It has been said many times (and by Strauss himself) that the title role of Strauss’ Salome requires at least two different voices. Nina Stemme has both of them. And so seamlessly, artfully, are they rolled into one that it is hard to think of any other singer at the present time who better encapsulates and commands every facet of the role, both vocally and dramatically. This was one of those extraordinary hearing-is-believing performances (rather like her Brünnhilde in last year’s Ring) where one puts aside the idea of realistic concessions (or as Strauss put it himself: “A 16 year old with the voice of Isolde”) and simply marvels at the completeness of the portrayal. But then the context for it was so magnificent with Runnicles and his Deutsche Oper Berlin Orchestra so alive to every freakish, hallucinatory, and fantastical colour of this miraculous score. It was certainly one of the best single live performance of the piece that I have ever heard.
Stemme is a model of how a moderate sized voice can so thrillingly command a space as big as the Albert Hall. It’s all about focus and projection and singing on the sense and the emotion rather than the capital. The creepy girlishness of the early scenes with the fioritura of the writing kept light and translucent, the ominous descents into darker regions (but note, no harmful “chesting”), the sudden vulnerability and fragility, and most astonishing of all (and this is the surely sign of a healthy voice) her breathtaking ability to go from the full-throttle climaxes of the lurid final scene into the finest shadings of airborne pianissimi. Stunning.
I spoke then of the capital and what happens if you are pushing to fill the space rather than singing within yourself. Samuel Youn’s Jokanaan had that problem, I felt. Lovely sound, authoritative colour – very affecting in his softening of tone when he feels he might be getting through to the girl – but over-eager, perhaps, to make his mark on the furthest balcony resulting in an embarrassing moment of collapse in his vocal support.

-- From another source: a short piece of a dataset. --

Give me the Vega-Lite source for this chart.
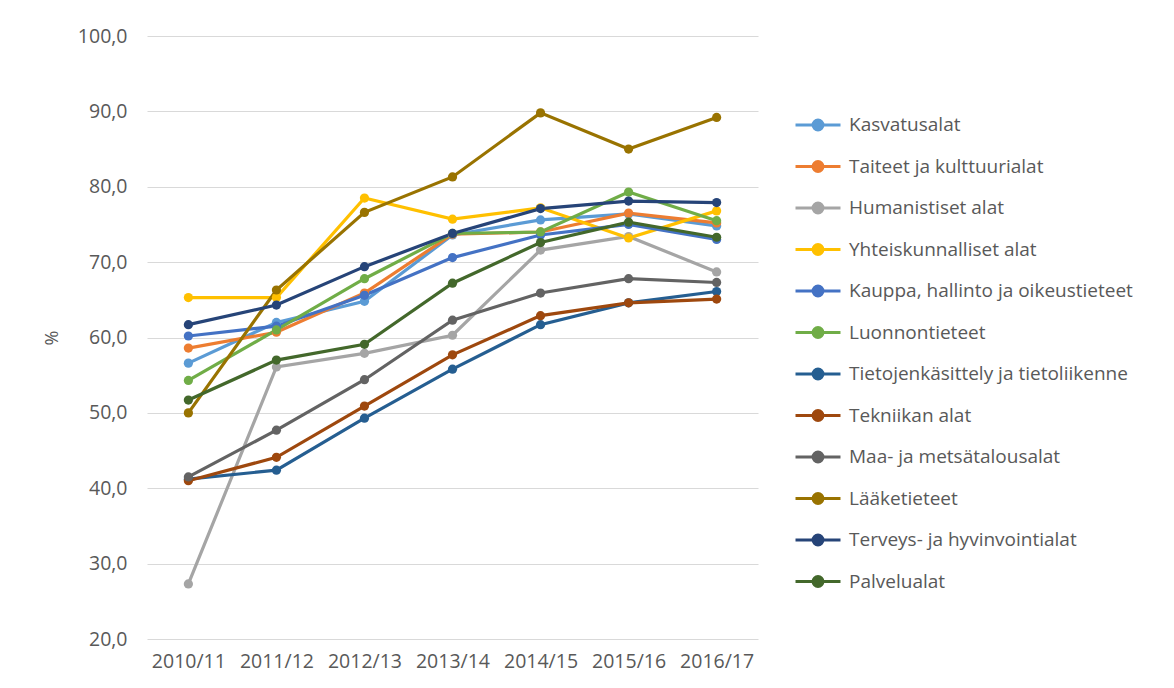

The Herod of Burkhard Ulrich was sensationally good, incisive and lascivious with his words, brilliant in conveying the rising fever of lust and exasperation, all of it ringingly endorsed in his singing (and he really did sing the part) and his body language. For sure he had a handful in Doris Soffel’s Herodias who tucked into the part as she might a four-course meal, blissfully in denial that the opera was not called Herodias and pulling focus every which way. Marvelous value, though. For someone of her vintage to produce such mighty notes whilst brandishing her rasping chest register like a weapon of mass destruction was something to behold – though if I were a stage director I might have my work cut out.
I’m not sure how well Thomas Blondelle’s Narraboth carried (I was in reasonably close proximity) but I appreciated his youthful lyricism and finely shaded lyricism. And what an ear-catching voice with dusky low notes from Ronnita Miller as Herodias’s Page.
But, of course, it is Strauss’ orchestra that is the purveyor of all that is luscious and unsavoury in this night of lust and abuse – and Donald Runnicles was on the case with his Deutsche Oper Berlin Orchestra turning the Dance of the Seven Veils into the most scintillating and shimmering kind of foreplay for Salome. And elsewhere the freak show came at us in extremes from ear-piercing E flat clarinet on the top to the most obscene gyrations of contra-bassoon. And to have the luxury of that Albert Hall organ adding an eerie light of its own to the final scene was just, well, gothic. A fantastic night.